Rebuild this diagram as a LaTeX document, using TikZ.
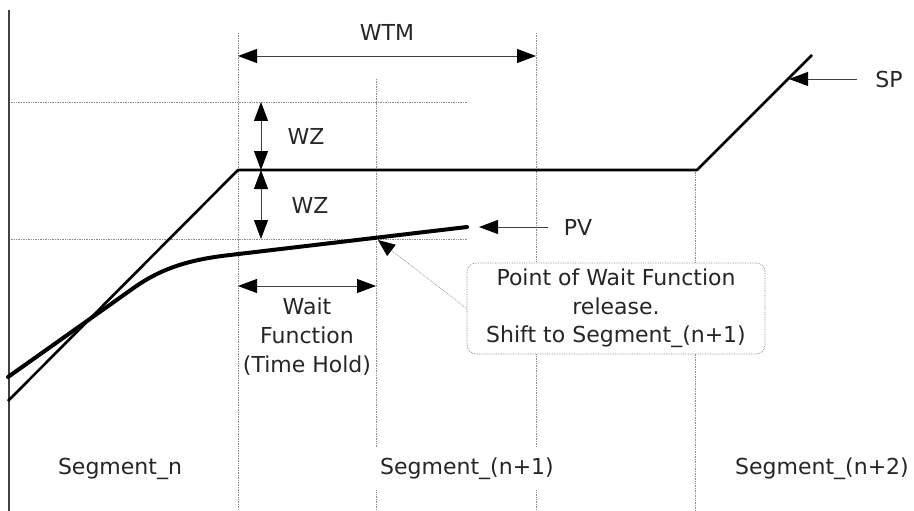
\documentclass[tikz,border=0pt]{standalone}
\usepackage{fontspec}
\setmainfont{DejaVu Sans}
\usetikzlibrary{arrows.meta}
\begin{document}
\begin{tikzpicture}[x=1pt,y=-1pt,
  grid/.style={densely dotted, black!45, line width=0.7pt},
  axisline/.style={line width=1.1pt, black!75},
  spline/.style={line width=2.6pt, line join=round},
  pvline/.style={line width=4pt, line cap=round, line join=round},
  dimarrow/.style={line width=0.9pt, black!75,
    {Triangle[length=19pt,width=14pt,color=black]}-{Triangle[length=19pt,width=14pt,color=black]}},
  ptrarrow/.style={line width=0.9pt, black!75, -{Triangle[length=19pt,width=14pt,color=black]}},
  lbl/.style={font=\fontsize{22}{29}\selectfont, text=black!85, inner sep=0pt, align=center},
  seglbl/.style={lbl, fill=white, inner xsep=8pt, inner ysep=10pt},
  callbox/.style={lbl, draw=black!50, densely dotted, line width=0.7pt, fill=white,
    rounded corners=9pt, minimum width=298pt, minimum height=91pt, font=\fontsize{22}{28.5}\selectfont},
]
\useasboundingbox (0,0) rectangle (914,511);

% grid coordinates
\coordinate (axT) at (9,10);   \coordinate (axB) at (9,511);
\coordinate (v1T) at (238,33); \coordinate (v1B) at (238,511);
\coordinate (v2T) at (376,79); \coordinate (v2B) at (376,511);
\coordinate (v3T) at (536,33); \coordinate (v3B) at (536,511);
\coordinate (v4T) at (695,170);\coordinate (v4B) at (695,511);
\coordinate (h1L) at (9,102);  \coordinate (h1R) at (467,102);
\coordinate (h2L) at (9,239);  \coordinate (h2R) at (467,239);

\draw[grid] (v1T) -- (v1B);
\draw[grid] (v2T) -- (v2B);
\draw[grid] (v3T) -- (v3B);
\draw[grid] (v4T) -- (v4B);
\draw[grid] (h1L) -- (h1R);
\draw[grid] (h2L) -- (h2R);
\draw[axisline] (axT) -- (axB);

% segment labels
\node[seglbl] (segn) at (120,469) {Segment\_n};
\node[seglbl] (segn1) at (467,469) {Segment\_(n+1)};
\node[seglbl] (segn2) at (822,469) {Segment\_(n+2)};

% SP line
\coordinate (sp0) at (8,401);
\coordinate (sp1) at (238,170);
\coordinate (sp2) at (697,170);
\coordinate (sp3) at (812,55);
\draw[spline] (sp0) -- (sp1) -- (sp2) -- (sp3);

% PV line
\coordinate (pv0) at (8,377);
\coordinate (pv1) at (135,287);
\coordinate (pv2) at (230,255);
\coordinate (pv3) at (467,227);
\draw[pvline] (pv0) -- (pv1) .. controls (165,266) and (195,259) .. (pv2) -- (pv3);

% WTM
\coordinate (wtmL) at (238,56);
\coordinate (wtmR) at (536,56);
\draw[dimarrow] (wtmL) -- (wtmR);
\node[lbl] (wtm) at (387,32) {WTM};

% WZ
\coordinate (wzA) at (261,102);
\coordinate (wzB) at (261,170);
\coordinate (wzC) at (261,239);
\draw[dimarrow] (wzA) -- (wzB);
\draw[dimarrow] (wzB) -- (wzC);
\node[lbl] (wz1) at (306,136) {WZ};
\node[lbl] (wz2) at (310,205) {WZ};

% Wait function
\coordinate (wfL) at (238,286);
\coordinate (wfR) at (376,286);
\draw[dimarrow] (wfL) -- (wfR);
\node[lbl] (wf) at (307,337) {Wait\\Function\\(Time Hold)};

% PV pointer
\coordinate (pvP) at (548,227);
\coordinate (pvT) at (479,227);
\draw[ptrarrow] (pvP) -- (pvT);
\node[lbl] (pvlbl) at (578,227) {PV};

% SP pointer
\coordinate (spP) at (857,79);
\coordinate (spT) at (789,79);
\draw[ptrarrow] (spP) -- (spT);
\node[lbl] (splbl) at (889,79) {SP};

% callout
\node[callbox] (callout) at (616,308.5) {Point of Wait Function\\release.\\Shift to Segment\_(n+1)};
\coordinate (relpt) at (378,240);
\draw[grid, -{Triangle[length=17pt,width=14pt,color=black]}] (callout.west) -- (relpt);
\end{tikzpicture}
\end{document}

-*-*-

REQUIRED WORK: Pictures in the data above should not be copied; transcribe everything else exactly.

RESULT OF THIS EXERCISE:
Rebuild this diagram as a LaTeX document, using TikZ.
\documentclass[tikz,border=0pt]{standalone}
\usepackage{fontspec}
\setmainfont{DejaVu Sans}
\usetikzlibrary{arrows.meta}
\begin{document}
\begin{tikzpicture}[x=1pt,y=-1pt,
  grid/.style={densely dotted, black!45, line width=0.7pt},
  axisline/.style={line width=1.1pt, black!75},
  spline/.style={line width=2.6pt, line join=round},
  pvline/.style={line width=4pt, line cap=round, line join=round},
  dimarrow/.style={line width=0.9pt, black!75,
    {Triangle[length=19pt,width=14pt,color=black]}-{Triangle[length=19pt,width=14pt,color=black]}},
  ptrarrow/.style={line width=0.9pt, black!75, -{Triangle[length=19pt,width=14pt,color=black]}},
  lbl/.style={font=\fontsize{22}{29}\selectfont, text=black!85, inner sep=0pt, align=center},
  seglbl/.style={lbl, fill=white, inner xsep=8pt, inner ysep=10pt},
  callbox/.style={lbl, draw=black!50, densely dotted, line width=0.7pt, fill=white,
    rounded corners=9pt, minimum width=298pt, minimum height=91pt, font=\fontsize{22}{28.5}\selectfont},
]
\useasboundingbox (0,0) rectangle (914,511);

% grid coordinates
\coordinate (axT) at (9,10);   \coordinate (axB) at (9,511);
\coordinate (v1T) at (238,33); \coordinate (v1B) at (238,511);
\coordinate (v2T) at (376,79); \coordinate (v2B) at (376,511);
\coordinate (v3T) at (536,33); \coordinate (v3B) at (536,511);
\coordinate (v4T) at (695,170);\coordinate (v4B) at (695,511);
\coordinate (h1L) at (9,102);  \coordinate (h1R) at (467,102);
\coordinate (h2L) at (9,239);  \coordinate (h2R) at (467,239);

\draw[grid] (v1T) -- (v1B);
\draw[grid] (v2T) -- (v2B);
\draw[grid] (v3T) -- (v3B);
\draw[grid] (v4T) -- (v4B);
\draw[grid] (h1L) -- (h1R);
\draw[grid] (h2L) -- (h2R);
\draw[axisline] (axT) -- (axB);

% segment labels
\node[seglbl] (segn) at (120,469) {Segment\_n};
\node[seglbl] (segn1) at (467,469) {Segment\_(n+1)};
\node[seglbl] (segn2) at (822,469) {Segment\_(n+2)};

% SP line
\coordinate (sp0) at (8,401);
\coordinate (sp1) at (238,170);
\coordinate (sp2) at (697,170);
\coordinate (sp3) at (812,55);
\draw[spline] (sp0) -- (sp1) -- (sp2) -- (sp3);

% PV line
\coordinate (pv0) at (8,377);
\coordinate (pv1) at (135,287);
\coordinate (pv2) at (230,255);
\coordinate (pv3) at (467,227);
\draw[pvline] (pv0) -- (pv1) .. controls (165,266) and (195,259) .. (pv2) -- (pv3);

% WTM
\coordinate (wtmL) at (238,56);
\coordinate (wtmR) at (536,56);
\draw[dimarrow] (wtmL) -- (wtmR);
\node[lbl] (wtm) at (387,32) {WTM};

% WZ
\coordinate (wzA) at (261,102);
\coordinate (wzB) at (261,170);
\coordinate (wzC) at (261,239);
\draw[dimarrow] (wzA) -- (wzB);
\draw[dimarrow] (wzB) -- (wzC);
\node[lbl] (wz1) at (306,136) {WZ};
\node[lbl] (wz2) at (310,205) {WZ};

% Wait function
\coordinate (wfL) at (238,286);
\coordinate (wfR) at (376,286);
\draw[dimarrow] (wfL) -- (wfR);
\node[lbl] (wf) at (307,337) {Wait\\Function\\(Time Hold)};

% PV pointer
\coordinate (pvP) at (548,227);
\coordinate (pvT) at (479,227);
\draw[ptrarrow] (pvP) -- (pvT);
\node[lbl] (pvlbl) at (578,227) {PV};

% SP pointer
\coordinate (spP) at (857,79);
\coordinate (spT) at (789,79);
\draw[ptrarrow] (spP) -- (spT);
\node[lbl] (splbl) at (889,79) {SP};

% callout
\node[callbox] (callout) at (616,308.5) {Point of Wait Function\\release.\\Shift to Segment\_(n+1)};
\coordinate (relpt) at (378,240);
\draw[grid, -{Triangle[length=17pt,width=14pt,color=black]}] (callout.west) -- (relpt);
\end{tikzpicture}
\end{document}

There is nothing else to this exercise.